INFORMATION PROVIDED =>
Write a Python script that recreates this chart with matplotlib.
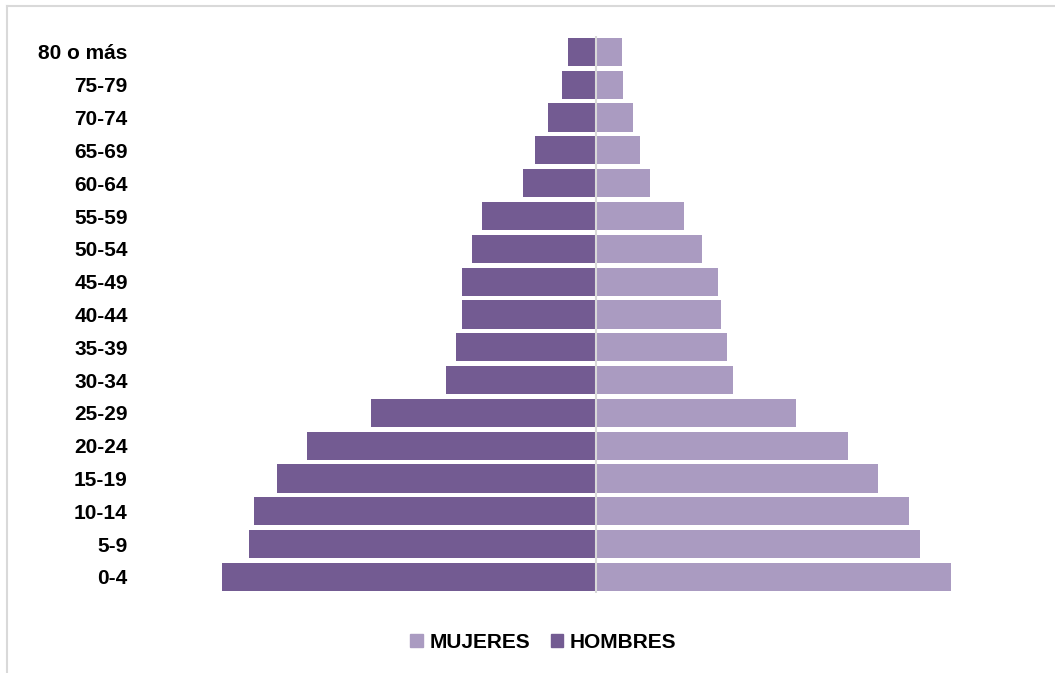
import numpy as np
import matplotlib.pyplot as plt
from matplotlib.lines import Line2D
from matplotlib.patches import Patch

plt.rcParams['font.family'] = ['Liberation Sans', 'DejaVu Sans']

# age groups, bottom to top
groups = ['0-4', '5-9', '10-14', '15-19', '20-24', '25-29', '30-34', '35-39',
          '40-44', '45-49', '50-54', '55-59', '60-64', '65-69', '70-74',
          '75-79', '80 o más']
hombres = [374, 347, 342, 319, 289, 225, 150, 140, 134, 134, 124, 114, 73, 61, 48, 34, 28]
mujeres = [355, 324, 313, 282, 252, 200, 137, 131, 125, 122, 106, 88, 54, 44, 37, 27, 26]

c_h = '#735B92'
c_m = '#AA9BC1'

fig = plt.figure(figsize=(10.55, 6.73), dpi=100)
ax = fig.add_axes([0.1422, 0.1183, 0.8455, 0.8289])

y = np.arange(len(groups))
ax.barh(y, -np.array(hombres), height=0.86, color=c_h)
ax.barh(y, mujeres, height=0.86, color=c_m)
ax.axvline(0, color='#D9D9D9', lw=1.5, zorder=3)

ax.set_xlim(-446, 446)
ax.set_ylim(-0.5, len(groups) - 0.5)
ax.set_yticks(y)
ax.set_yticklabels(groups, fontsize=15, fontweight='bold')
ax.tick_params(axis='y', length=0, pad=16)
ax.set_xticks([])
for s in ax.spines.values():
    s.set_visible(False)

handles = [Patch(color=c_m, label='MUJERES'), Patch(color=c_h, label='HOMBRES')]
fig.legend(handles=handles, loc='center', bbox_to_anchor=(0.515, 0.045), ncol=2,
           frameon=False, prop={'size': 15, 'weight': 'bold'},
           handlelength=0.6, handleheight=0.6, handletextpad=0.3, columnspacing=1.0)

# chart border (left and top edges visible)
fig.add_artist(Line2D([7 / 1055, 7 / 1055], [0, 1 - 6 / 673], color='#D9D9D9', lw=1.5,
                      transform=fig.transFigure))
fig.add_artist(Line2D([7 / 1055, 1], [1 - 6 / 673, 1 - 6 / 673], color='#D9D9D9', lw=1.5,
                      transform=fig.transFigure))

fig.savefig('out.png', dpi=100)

WHAT IS BEING ASKED => The lines from the start of the data through the line that contains "c_m = '#AA9BC1'" are to be returned exactly, please, with both ends included and every picture left out.

OUTPUT =>
Write a Python script that recreates this chart with matplotlib.
import numpy as np
import matplotlib.pyplot as plt
from matplotlib.lines import Line2D
from matplotlib.patches import Patch

plt.rcParams['font.family'] = ['Liberation Sans', 'DejaVu Sans']

# age groups, bottom to top
groups = ['0-4', '5-9', '10-14', '15-19', '20-24', '25-29', '30-34', '35-39',
          '40-44', '45-49', '50-54', '55-59', '60-64', '65-69', '70-74',
          '75-79', '80 o más']
hombres = [374, 347, 342, 319, 289, 225, 150, 140, 134, 134, 124, 114, 73, 61, 48, 34, 28]
mujeres = [355, 324, 313, 282, 252, 200, 137, 131, 125, 122, 106, 88, 54, 44, 37, 27, 26]

c_h = '#735B92'
c_m = '#AA9BC1'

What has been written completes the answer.